When you are ready, turn on your grill. Once that grill is heated up, take a paper towel, drizzle some olive oil (or whatever oil) on it and bring that out to the grill along with some tongs. Grasp the towel with the tongs (see below), and brush it over the grates, so that they are oiled. This will prevent the chicken (and all grilled food) from sticking to the grates, and make lovely grill marks. Then, slap the chicken down on the grates (slightly diagonal to the grates to get the best marks). Yes, you are putting the chicken on the grill with nothing more than salt and pepper on it. For now.

Then, after a few minutes (4-5) check the chicken to see if it has grill marks on it. If it looks like the photo below (left side), flip it over. Then, while the other side cooks, add the sauce to the cooked side only. Once the other side is finished cooking, flip the sauce side to the grill, and sauce the remaining side. Repeat the saucing of each side and then grilling each side for 1 minute, so the sauce congeals a bit onto the chicken. Serve with remaining sauce.

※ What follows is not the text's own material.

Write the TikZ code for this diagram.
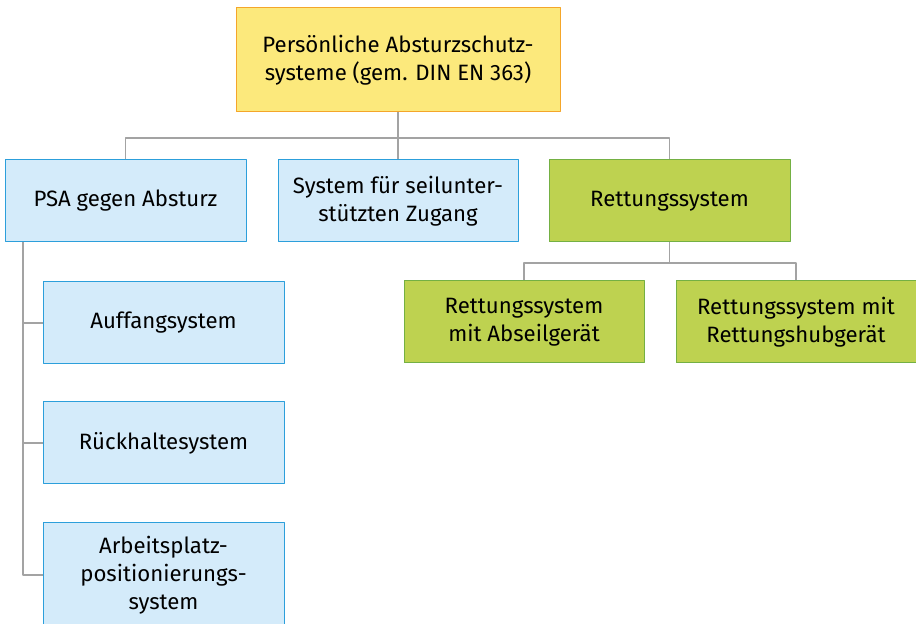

You will have beautiful looking chicken, that is tasty and miraculously not burnt to a crisp! The secret is that BBQ sauces have a really high sugar content. If you leave said sugar in the middle of a fire for as long as it takes to make chicken not raw anymore, that sugar will burn, because sugar has a high propensity for burning. I don't know what terrible advertising executive thought up the idea of "marinating" your chicken in BBQ sauce and slapping it on the grill, but he/she has not done anyone any favors. Adding it at the end allows it to caramelize and not burn, because it only spends a few minutes over the fire. Doesn't that look appetizing?

So there we have it. Another week of veggies in my belly, and another week of recipes that will hopefully help you get some into yours.  Let's check the rules before we're done.

Did I try everything? Yes, and it all was quite tasty. Did I use everything? Yes. But man am I sick of carrots.  Have a good week everyone!